We needed the money to lay the fibre optic cable networks in Melbourne and Sydney. It was easier to list than get private equity. It was less onerous on management. Private equity investors want to come in and control everything. We thought we had a good story for the market. Although we were only three years old we had been profitable since day one.
In retrospect would you do it again?
Yes. Being a listed company is not as onerous as people make out. Being a listed company you have to perform, but we are used to that.
You have just announced that the $200 million Project Runaway will go ahead. What is it?
It involves building a major undersea fibre optic cable link between Sydney and Guam. The cable will connect to an international data network junction. It will provide an internet link for some domestic internet service providers and international carriers who provide services to Australia. About 12 major cable systems run through Guam to the US and Asia, so we can tap into those.
And the benefits to consumers?
It means they get more internet for their dollar. They get a lot more downloads for the same cost as they are paying now, which is great as they are downloading more video and music from overseas.
How are you doing this at a cheaper cost to the incumbents?

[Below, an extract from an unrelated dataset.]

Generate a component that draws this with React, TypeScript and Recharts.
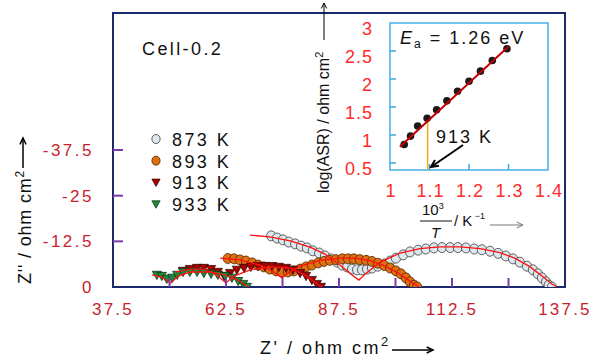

The gang of four (Telstra, Optus, Verizon and Telecom NZ) haven’t changed their pricing structure but the costs associated with building fibre optics has dropped. The Australian dollar is also higher so we can offer a lot more bandwidth for the same amount of money. Also we own the infrastructure so we are not held to ransom by someone else’s ineffective models.
Do you need more money? It sounds expensive.
We have no immediate requirements but at some stage we might, from either shareholders or through strategic investments from third parties. But we have cash in the bank and a debt facility that is untouched.
So what is your biggest obstacle going forward?
People. We need good people. We have eight positions vacant including management positions, technical roles and sales roles.